The Denver Police Department has historically looked the other way in regard to marijuana smoking during the annual 4/20 rally at Civic Center Park. But as we reported a few days back, rally organizers are concerned about threats to issue citations this year -- so much so that fest attorney Rob Corry has sent a letter to Denver's mayor and members of city council (see it below) offering a unique argument for why this activity should be permitted: smoking is allowed at home, and the park is the rally's home. Corry, who was himself cited for public pot smoking at Coors Field last September, notes in the letter that he was among those who helped draft Amendment 64, the measure that allows adults 21 and over to use and possess small amounts of marijuana. As such, he argues that those behind the law intended to promote "the efficient use of law enforcement resources," as well as "individual freedom," when it comes to cannabis.
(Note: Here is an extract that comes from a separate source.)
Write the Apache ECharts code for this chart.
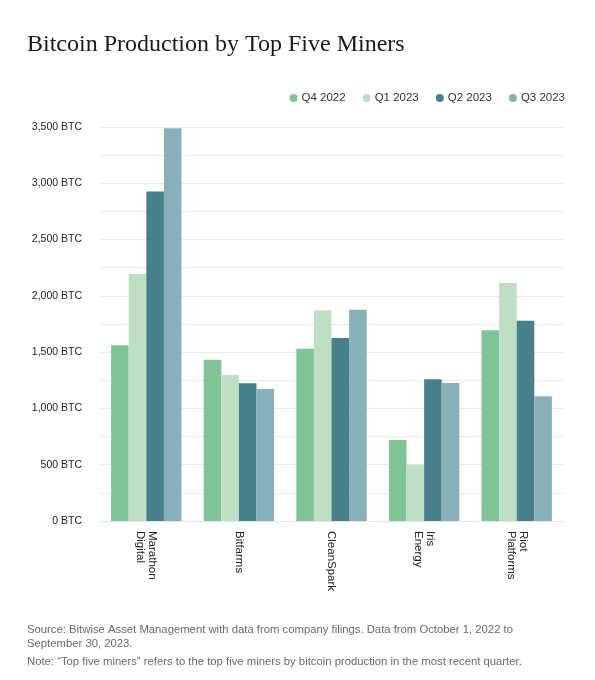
<!DOCTYPE html>
<html><head><meta charset="utf-8">
<script src="https://cdn.jsdelivr.net/npm/echarts@6/dist/echarts.min.js"></script>
<style>html,body{margin:0;padding:0;background:#fff}#c{width:595px;height:680px}</style>
</head><body><div id="c"></div>
<script>
const categories = ['Marathon\nDigital', 'Bitfarms', 'CleanSpark', 'Iris\nEnergy', 'Riot\nPlatforms'];
const seriesNames = ['Q4 2022', 'Q1 2023', 'Q2 2023', 'Q3 2023'];
const q4_2022 = [1562, 1433, 1531, 720, 1694];
const q1_2023 = [2195, 1297, 1872, 503, 2114];
const q2_2023 = [2926, 1223, 1626, 1259, 1779];
const q3_2023 = [3490, 1172, 1877, 1226, 1108];
const colors = ['#7fc496', '#bfdfc4', '#47808b', '#88b0ba'];

const chart = echarts.init(document.getElementById('c'), null, {renderer: 'canvas'});
const sans = '"Liberation Sans", Arial, sans-serif';
const values = [q4_2022, q1_2023, q2_2023, q3_2023];
chart.setOption({
  animation: false,
  title: [
    {text: 'Bitcoin Production by Top Five Miners', left: 22, top: 28,
     textStyle: {fontFamily: '"Liberation Serif", serif', fontSize: 24, fontWeight: 'normal', color: '#1a1a1a'}},
    {text: 'Source: Bitwise Asset Management with data from company filings. Data from October 1, 2022 to\nSeptember 30, 2023.',
     left: 22, top: 618,
     textStyle: {fontFamily: sans, fontSize: 11.3, fontWeight: 'normal', color: '#6a6a6a', lineHeight: 14}},
    {text: 'Note: \u201cTop five miners\u201d refers to the top five miners by bitcoin production in the most recent quarter.',
     left: 22, top: 651,
     textStyle: {fontFamily: sans, fontSize: 11.3, fontWeight: 'normal', color: '#6a6a6a'}}
  ],
  legend: {
    right: 25, top: 87, itemGap: 17, itemWidth: 8, itemHeight: 8, icon: 'circle',
    textStyle: {fontFamily: sans, fontSize: 11.5, color: '#333', padding: [0, 0, 0, -1]}
  },
  grid: {left: 100, right: 32, top: 127, bottom: 159, containLabel: false},
  xAxis: {
    type: 'category', data: categories,
    axisLine: {show: true, lineStyle: {color: '#e6e6e6'}},
    axisTick: {show: false},
    axisLabel: {rotate: -90, margin: 10, fontFamily: sans, fontSize: 11.5, color: '#222', lineHeight: 12, align: 'left', verticalAlign: 'middle'}
  },
  yAxis: {
    type: 'value', min: 0, max: 3500, interval: 250,
    axisLine: {show: false}, axisTick: {show: false},
    splitLine: {lineStyle: {color: '#ebebeb'}},
    axisLabel: {
      margin: 18, fontFamily: sans, fontSize: 10.5, color: '#222',
      formatter: v => (v % 500 === 0 ? v.toLocaleString('en-US') + ' BTC' : '')
    }
  },
  series: seriesNames.map((n, i) => ({
    name: n, type: 'bar', data: values[i],
    barGap: '0%', barCategoryGap: '24%',
    itemStyle: {color: colors[i]}
  }))
});
</script></body></html>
He then quotes a passage from the amendment establishing that any entity that "occupies, owns or controls a property" has the right to regulate marijuana use there as a way of underscoring the maxim, "A man's home is his castle." And, he adds, "On 4/20, Denver's Civic Center Park is our 'Castle.'"

The letter adds: "As the permit holder for Civic Center Park on April 19-20, 2014, and consequently the entity that 'occupies or controls' this property, my clients and I respectfully advise the City and County of Denver that we will be 'otherwise regulating' the 'possession, consumption, use, display, transfer, distribution, sale, transportation, or growing of marijuana' by permitting the 'possession,' 'consumption,' 'use,' 'display,' 'transfer,' 'distribution,' and 'transportation' of marijuana by adults age 21+, and by 'prohibiting' the 'sale' and 'growing' of marijuana in the permitted area of Civic Center Park on April 19-20, 2014 during the permitted periods for the Annual 420 Rally."

Is this assertion simply a political chess move meant to stave off a crackdown or a legally plausible position? Continue for more about the possibility of citations at this year's 4/20 rally, including the complete Rob Corry letter. The latter, Corry claims: He maintains that the distribution of the letter "would furnish a plausible defense to anyone cited for marijuana-related offenses during the Rally."

He also says he will continue his policy of offering free legal assistance to anyone cited for marijuana smoking at the rally, no matter how many of them there are.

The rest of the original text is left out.